● Stated exercise: Start with the line that contains "Emit a LaTeX" and end with the line that contains "minimum width=185pt] (cap)"; retype those lines and the ones between them exactly, without any pictures.

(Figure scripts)

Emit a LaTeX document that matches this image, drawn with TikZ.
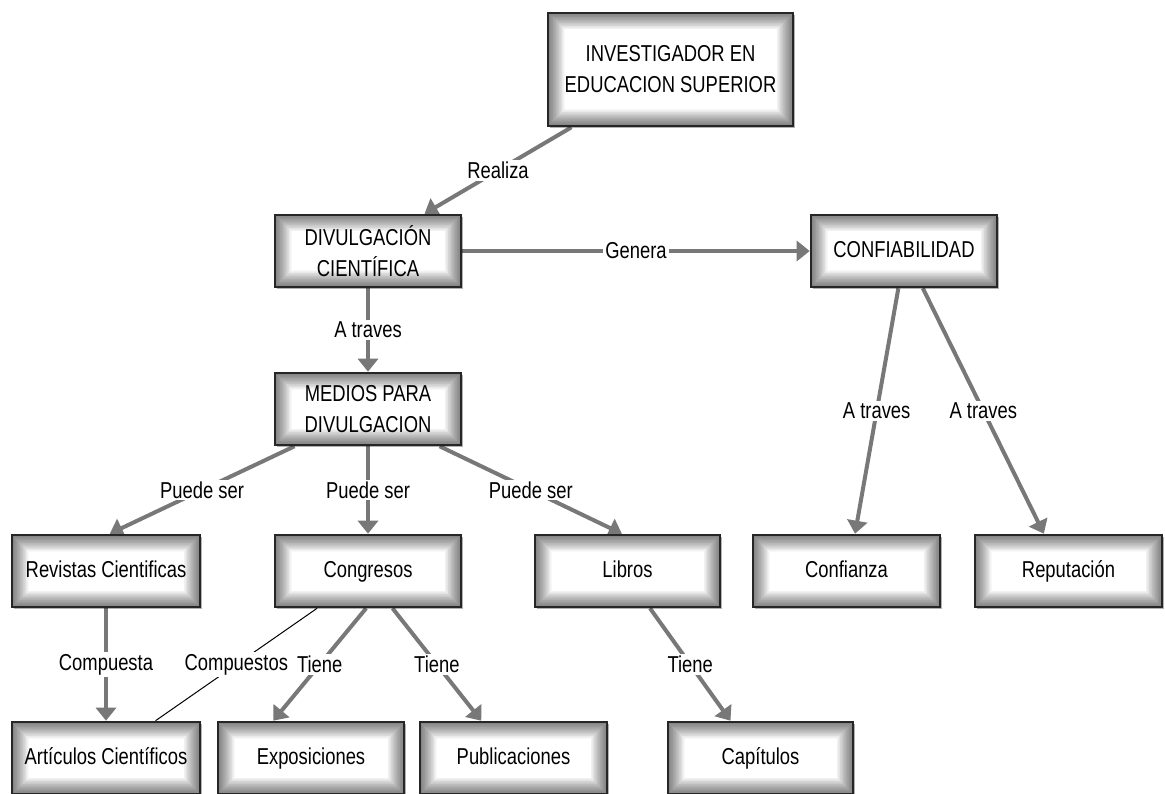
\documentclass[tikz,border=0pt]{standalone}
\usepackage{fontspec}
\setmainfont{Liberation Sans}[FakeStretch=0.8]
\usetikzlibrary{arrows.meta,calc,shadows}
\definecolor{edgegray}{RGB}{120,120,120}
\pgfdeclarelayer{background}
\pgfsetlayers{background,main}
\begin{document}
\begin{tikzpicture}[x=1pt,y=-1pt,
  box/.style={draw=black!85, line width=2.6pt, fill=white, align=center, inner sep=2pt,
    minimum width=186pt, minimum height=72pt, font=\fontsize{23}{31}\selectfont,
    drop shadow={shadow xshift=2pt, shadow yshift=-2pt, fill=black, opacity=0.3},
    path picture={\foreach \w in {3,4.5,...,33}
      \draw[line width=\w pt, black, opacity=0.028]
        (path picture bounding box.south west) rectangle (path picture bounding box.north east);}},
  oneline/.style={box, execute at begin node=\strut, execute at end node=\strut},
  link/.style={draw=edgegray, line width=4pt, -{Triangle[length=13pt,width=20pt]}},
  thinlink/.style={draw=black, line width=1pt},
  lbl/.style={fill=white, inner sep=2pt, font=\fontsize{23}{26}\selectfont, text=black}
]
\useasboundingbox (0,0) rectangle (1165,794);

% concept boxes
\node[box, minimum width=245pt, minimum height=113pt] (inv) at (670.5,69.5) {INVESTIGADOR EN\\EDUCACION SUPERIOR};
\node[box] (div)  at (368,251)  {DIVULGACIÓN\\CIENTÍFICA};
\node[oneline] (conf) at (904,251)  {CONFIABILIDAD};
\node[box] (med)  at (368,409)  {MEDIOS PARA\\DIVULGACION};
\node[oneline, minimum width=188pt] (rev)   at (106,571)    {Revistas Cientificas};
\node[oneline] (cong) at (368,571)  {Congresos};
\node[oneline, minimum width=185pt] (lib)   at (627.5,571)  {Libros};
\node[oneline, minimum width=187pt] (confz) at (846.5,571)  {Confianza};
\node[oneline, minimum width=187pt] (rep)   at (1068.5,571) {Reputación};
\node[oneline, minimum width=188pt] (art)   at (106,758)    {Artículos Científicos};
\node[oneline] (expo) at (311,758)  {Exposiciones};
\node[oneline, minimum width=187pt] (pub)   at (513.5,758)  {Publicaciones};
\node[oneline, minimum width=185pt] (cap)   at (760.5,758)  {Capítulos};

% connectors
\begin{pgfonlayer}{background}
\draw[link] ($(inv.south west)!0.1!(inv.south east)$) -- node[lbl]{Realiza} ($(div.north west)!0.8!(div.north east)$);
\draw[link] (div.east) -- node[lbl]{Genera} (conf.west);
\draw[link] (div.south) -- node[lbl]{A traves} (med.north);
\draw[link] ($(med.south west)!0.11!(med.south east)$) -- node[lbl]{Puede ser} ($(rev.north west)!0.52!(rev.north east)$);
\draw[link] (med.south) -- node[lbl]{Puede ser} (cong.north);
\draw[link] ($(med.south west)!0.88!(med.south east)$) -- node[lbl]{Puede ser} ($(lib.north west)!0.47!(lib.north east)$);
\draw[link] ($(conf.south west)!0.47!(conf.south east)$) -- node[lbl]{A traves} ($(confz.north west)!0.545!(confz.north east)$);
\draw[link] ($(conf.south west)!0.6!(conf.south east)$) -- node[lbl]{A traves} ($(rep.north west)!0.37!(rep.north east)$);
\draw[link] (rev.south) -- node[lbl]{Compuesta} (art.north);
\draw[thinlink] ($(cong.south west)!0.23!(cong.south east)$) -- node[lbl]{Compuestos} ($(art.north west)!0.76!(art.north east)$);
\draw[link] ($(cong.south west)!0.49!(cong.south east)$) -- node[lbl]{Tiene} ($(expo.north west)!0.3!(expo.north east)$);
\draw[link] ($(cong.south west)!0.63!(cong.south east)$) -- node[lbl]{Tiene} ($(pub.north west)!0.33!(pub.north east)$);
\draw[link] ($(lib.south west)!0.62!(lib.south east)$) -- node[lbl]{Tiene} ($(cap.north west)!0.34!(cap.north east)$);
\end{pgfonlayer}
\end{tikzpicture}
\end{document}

--

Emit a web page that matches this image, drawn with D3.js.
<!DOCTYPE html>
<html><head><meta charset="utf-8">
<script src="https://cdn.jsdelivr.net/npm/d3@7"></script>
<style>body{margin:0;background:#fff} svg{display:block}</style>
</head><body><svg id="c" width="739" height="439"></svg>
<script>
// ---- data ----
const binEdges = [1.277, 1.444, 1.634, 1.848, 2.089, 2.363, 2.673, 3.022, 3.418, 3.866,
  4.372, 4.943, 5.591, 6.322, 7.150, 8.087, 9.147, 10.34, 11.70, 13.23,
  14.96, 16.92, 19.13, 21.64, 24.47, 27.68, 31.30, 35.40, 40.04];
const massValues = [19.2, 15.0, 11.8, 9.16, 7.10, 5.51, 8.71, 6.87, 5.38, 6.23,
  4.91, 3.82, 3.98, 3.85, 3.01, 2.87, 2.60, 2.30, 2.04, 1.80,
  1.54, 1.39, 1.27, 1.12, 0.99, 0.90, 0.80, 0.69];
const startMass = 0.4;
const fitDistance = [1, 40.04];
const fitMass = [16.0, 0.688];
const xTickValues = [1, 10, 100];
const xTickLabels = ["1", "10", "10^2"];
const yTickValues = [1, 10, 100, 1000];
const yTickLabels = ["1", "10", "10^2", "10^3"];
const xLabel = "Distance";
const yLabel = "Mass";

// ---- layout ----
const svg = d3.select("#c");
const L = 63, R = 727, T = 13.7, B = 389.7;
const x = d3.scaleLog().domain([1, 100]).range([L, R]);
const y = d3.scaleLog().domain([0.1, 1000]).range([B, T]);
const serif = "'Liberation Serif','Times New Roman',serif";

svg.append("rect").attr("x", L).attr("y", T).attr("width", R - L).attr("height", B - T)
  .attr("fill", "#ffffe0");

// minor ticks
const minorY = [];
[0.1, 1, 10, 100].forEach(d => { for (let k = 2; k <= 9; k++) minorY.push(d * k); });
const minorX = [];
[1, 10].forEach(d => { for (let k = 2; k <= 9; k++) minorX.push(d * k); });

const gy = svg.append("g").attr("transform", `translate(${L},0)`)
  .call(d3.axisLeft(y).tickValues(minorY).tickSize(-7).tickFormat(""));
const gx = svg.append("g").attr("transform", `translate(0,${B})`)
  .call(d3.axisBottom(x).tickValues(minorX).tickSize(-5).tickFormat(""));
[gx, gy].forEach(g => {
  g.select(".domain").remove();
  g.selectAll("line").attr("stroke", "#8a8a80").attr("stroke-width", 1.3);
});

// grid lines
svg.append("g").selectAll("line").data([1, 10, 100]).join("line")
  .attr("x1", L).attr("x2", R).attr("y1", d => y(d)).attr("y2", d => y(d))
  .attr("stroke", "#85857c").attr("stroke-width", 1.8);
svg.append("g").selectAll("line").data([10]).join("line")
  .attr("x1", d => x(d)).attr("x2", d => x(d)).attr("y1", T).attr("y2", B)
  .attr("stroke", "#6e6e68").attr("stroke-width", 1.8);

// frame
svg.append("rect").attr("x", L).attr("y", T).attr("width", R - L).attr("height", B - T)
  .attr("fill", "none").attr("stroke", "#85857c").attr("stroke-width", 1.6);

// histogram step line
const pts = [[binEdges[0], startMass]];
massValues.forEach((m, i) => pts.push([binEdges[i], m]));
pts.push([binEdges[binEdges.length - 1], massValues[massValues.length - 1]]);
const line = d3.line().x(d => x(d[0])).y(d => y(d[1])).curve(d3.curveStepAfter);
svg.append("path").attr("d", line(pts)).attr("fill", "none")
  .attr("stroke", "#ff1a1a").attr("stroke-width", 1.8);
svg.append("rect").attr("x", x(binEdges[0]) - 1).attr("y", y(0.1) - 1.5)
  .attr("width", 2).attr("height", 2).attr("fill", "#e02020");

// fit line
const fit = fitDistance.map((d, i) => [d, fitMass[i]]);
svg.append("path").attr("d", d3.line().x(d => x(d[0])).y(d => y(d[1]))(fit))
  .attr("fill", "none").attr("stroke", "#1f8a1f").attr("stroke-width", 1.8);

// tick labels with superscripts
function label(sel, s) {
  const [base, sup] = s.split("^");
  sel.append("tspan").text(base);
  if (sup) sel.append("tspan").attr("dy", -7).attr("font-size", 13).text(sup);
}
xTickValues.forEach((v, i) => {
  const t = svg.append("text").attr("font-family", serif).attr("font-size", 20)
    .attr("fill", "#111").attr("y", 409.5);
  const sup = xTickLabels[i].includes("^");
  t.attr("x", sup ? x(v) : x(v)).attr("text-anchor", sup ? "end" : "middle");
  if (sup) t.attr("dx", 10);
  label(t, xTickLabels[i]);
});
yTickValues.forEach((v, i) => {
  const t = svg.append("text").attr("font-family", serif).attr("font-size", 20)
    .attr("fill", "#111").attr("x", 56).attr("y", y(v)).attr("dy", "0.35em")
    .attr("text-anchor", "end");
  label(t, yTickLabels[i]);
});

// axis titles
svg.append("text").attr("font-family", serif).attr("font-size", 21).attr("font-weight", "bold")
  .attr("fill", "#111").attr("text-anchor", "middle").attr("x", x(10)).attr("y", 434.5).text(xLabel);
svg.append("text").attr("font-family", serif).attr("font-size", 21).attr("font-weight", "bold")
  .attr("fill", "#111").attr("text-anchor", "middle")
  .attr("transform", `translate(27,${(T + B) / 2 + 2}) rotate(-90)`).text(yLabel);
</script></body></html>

● Answer for this exercise:
Emit a LaTeX document that matches this image, drawn with TikZ.
\documentclass[tikz,border=0pt]{standalone}
\usepackage{fontspec}
\setmainfont{Liberation Sans}[FakeStretch=0.8]
\usetikzlibrary{arrows.meta,calc,shadows}
\definecolor{edgegray}{RGB}{120,120,120}
\pgfdeclarelayer{background}
\pgfsetlayers{background,main}
\begin{document}
\begin{tikzpicture}[x=1pt,y=-1pt,
  box/.style={draw=black!85, line width=2.6pt, fill=white, align=center, inner sep=2pt,
    minimum width=186pt, minimum height=72pt, font=\fontsize{23}{31}\selectfont,
    drop shadow={shadow xshift=2pt, shadow yshift=-2pt, fill=black, opacity=0.3},
    path picture={\foreach \w in {3,4.5,...,33}
      \draw[line width=\w pt, black, opacity=0.028]
        (path picture bounding box.south west) rectangle (path picture bounding box.north east);}},
  oneline/.style={box, execute at begin node=\strut, execute at end node=\strut},
  link/.style={draw=edgegray, line width=4pt, -{Triangle[length=13pt,width=20pt]}},
  thinlink/.style={draw=black, line width=1pt},
  lbl/.style={fill=white, inner sep=2pt, font=\fontsize{23}{26}\selectfont, text=black}
]
\useasboundingbox (0,0) rectangle (1165,794);

% concept boxes
\node[box, minimum width=245pt, minimum height=113pt] (inv) at (670.5,69.5) {INVESTIGADOR EN\\EDUCACION SUPERIOR};
\node[box] (div)  at (368,251)  {DIVULGACIÓN\\CIENTÍFICA};
\node[oneline] (conf) at (904,251)  {CONFIABILIDAD};
\node[box] (med)  at (368,409)  {MEDIOS PARA\\DIVULGACION};
\node[oneline, minimum width=188pt] (rev)   at (106,571)    {Revistas Cientificas};
\node[oneline] (cong) at (368,571)  {Congresos};
\node[oneline, minimum width=185pt] (lib)   at (627.5,571)  {Libros};
\node[oneline, minimum width=187pt] (confz) at (846.5,571)  {Confianza};
\node[oneline, minimum width=187pt] (rep)   at (1068.5,571) {Reputación};
\node[oneline, minimum width=188pt] (art)   at (106,758)    {Artículos Científicos};
\node[oneline] (expo) at (311,758)  {Exposiciones};
\node[oneline, minimum width=187pt] (pub)   at (513.5,758)  {Publicaciones};
\node[oneline, minimum width=185pt] (cap)   at (760.5,758)  {Capítulos};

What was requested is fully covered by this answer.